The video installation 'Three Windows' is the outcome of a long-standing
friendship and collaboration between the two filmmakers Nicolas Humbert and
Werner Penzel and the poet Robert Lax. Following the films 'Step across the
Border' and 'Middle of the Moment', which were made for the cinema, 'Three
Windows' represents the two artists' first video project, a work that combines
the narrative forms of film with the characteristics of a spatial installation.

'Three Windows' was a long-term project. From 1993 to 1999, Nicolas Humbert
and Werner Penzel spent several weeks every year with Robert Lax on Patmos,
where they filmed with the poet and created an extensive body of material -
images and sounds that they have compiled into a film-triptych.

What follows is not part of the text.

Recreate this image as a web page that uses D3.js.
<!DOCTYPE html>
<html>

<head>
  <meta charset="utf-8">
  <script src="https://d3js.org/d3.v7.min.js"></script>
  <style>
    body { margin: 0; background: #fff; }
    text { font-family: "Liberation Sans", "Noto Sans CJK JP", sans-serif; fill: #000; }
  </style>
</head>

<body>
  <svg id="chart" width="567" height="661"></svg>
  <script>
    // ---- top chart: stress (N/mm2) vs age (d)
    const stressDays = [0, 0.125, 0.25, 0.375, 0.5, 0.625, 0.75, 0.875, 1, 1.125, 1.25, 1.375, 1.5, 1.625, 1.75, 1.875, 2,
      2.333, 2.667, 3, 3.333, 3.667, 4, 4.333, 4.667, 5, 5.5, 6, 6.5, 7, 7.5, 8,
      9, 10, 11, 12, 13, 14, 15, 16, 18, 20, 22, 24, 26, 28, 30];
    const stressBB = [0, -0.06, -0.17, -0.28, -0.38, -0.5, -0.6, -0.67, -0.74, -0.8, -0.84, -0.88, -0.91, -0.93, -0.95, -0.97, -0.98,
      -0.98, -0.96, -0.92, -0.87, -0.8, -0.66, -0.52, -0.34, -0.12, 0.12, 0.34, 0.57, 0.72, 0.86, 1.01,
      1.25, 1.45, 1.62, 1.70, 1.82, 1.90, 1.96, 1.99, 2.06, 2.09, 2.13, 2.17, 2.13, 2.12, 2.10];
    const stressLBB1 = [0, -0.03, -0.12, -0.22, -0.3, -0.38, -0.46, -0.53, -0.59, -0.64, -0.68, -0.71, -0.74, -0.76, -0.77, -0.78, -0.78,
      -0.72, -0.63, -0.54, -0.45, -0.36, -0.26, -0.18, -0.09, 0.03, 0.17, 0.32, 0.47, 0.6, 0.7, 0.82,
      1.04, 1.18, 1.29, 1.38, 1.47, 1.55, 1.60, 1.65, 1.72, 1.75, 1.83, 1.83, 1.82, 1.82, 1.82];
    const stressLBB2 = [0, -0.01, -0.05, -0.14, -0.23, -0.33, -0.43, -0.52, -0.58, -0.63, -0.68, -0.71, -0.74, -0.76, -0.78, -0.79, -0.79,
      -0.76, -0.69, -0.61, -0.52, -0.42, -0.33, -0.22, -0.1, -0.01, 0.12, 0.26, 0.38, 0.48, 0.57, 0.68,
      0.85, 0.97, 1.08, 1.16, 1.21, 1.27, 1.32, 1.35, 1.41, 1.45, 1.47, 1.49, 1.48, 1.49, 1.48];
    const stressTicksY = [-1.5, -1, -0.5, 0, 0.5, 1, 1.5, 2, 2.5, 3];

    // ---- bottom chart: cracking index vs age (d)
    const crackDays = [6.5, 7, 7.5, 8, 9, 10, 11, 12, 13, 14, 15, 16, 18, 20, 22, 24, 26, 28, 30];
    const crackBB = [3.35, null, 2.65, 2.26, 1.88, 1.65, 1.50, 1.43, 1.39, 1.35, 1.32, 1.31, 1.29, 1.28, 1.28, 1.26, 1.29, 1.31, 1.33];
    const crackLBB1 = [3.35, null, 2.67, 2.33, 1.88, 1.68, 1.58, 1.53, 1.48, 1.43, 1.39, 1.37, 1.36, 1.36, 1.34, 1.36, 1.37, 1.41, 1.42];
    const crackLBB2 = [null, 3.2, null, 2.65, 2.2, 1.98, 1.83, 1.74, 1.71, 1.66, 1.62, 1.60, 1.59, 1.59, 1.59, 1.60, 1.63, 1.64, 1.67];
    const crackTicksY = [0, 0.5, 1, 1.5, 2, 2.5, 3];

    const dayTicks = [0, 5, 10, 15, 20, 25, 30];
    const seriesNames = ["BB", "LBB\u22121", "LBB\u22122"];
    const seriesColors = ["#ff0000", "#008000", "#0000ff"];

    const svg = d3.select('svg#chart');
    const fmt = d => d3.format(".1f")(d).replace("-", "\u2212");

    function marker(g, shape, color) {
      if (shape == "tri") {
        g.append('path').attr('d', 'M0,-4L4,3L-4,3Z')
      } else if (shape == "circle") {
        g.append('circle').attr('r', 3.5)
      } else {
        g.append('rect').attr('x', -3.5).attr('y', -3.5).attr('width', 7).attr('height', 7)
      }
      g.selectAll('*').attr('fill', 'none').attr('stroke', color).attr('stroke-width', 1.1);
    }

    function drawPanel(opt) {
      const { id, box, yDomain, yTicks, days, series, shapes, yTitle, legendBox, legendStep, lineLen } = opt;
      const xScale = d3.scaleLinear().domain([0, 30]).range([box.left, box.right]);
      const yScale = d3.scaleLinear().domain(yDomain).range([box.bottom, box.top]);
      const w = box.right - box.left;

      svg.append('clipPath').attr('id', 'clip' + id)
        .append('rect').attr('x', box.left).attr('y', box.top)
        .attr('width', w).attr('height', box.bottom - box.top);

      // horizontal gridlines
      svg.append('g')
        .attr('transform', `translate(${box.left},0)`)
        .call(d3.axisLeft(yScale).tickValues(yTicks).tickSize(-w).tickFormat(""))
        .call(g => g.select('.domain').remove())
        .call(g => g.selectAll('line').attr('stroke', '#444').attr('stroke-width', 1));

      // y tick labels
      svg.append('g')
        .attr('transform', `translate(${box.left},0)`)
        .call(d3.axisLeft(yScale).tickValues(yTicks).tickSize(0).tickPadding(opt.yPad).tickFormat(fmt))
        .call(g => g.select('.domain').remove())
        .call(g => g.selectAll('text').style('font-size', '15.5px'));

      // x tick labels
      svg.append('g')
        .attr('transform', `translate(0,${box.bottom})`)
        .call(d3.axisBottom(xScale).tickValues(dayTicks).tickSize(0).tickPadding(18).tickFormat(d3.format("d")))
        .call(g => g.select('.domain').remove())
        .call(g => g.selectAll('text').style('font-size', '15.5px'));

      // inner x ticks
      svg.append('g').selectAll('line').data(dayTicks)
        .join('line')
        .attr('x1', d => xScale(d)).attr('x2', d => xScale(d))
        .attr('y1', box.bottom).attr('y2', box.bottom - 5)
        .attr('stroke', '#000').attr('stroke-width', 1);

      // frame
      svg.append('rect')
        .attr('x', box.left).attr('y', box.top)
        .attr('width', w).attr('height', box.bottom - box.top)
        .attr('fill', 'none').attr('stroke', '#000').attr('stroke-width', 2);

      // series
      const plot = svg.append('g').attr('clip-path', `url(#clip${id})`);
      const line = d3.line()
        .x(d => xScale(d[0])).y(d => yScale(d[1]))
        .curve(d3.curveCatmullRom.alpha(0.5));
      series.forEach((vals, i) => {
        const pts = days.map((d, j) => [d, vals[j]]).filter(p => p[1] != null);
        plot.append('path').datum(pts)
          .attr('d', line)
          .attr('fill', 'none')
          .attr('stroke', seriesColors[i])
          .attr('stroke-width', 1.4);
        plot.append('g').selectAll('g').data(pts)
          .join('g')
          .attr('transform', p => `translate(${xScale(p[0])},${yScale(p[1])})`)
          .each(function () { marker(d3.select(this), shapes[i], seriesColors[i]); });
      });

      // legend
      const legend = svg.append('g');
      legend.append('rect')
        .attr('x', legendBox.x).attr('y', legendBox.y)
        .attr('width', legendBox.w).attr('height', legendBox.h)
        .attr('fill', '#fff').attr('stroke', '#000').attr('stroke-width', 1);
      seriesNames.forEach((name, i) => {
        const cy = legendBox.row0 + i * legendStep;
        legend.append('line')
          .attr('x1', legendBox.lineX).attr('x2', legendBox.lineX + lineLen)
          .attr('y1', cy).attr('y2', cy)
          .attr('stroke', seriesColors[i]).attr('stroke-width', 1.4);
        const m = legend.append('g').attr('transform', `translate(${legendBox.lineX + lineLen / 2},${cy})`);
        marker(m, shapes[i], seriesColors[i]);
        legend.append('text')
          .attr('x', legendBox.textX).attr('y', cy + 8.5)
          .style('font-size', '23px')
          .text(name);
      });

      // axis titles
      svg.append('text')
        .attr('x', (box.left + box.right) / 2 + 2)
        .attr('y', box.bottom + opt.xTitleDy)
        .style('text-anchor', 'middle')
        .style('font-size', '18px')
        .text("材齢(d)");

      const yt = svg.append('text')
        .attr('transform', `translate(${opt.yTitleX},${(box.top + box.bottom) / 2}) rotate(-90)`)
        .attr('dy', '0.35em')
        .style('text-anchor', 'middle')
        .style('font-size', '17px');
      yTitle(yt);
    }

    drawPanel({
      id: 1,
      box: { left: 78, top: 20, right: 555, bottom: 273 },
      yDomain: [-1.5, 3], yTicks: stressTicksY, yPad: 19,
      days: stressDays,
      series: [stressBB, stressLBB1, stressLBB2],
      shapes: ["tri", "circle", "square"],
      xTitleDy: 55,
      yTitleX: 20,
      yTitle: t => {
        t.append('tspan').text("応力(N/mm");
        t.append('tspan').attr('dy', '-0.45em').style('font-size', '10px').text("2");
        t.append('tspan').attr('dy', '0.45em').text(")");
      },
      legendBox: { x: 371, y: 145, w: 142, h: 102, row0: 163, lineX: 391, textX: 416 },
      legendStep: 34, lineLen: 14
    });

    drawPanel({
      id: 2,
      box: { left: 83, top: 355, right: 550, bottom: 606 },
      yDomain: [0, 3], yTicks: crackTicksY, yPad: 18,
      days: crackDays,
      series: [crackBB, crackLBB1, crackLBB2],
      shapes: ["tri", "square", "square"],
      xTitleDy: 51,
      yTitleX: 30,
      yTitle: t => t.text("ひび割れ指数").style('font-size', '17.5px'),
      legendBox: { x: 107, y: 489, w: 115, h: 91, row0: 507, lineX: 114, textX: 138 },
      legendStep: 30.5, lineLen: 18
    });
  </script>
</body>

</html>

'Three Windows' is conceived as a cinema space within a museum - an empty
space with three picture-windows in the form of a large-scale video screens, on
which three different films in endless loops are shown simultaneously. The
films are related to each other and merge into a single work as a result of their
mutual interplay. 'Three Windows' is both a homage to the poet Robert Lax and
an attempt to approach a way of life and a philosophy - by means of visual and
aural compositional media - in a way that allows them to be experienced through
the senses.


Distribution
Cine Nomad
Aventinstrasse 1
D-80469 München


Exhibited at

Haus der Kunst Munich 06.08.-24.09.1999

P3 art & environment at Tokoji-Zen-Temple Tokyo 07.10.-24.10.1999

Intermedium 1 / Academy of Arts Berlin 19.11.-21.11.1999

Kunsthaus Zurich 26.11.1999-06.02.2000

Kiasma Museum of Contemporary Art Helsinki 18.02.-02.04.00

Kunsthalle Bielefeld 20.02.-21.05.2000

Visions du Réel Nyon 01.05.-07.05.2000

Villa Maraini Rome 12.11.2000-07.01.2001

Rudolfinum Prague 03.10.-25.11.2001


Part of the collection of

Kunsthaus Zurich
Kiasma Museum of Contemporary Art Helsinki


Press

Alien Intelligence and Zen-Intelligence

As a contrast to Alien Intelligence (an art exhibition in Kontti of Kiasma) is a video exhibit entitled "Three Windows" about the American Poet, Robert Lax. It is not a critical examination of, or commentary upon the poet's work, but a simple statement, as is Lax's poetry itself. "Three Windows" functions both vertically (the passing of time) and horizontally (three parallel picture-frames presenting different contexts), creating an epic panorama about the life of Robert Lax. The static style it is shot in functions as a metaphor of the slownes of life, of sole existence. Nothing happens, and here lies the Zen message of the work. The modesty of the man is emphasized, making the aura of the poet visible.
Over the course of six years, Nicolas Humbert and Werner Penzel visited Robert Lax on the Greek Island of Patmos, where he lived as a hermit for many years. A natural communication developed among the three men centered on a kind of shared "Beat mentality". The resulting film-triptych has aroused interest in the art world. Before it was brought to Finland, it was shown in several museums around Europe, and from here it will travel to Tokyo and New York. Thus, through Humbert and Penzel, the poetry of Robert Lax ( who says that only ten percent of his work has been published) will reach a wider audience. He writes about sounds, light, about not striving and passing up opportunities with the intensity of presence that is only possible through complete and absolute devotion to existence.

Why should I buy a bed when all that I want is sleep?

Opportunity knocks but once. Sit still and it will go away.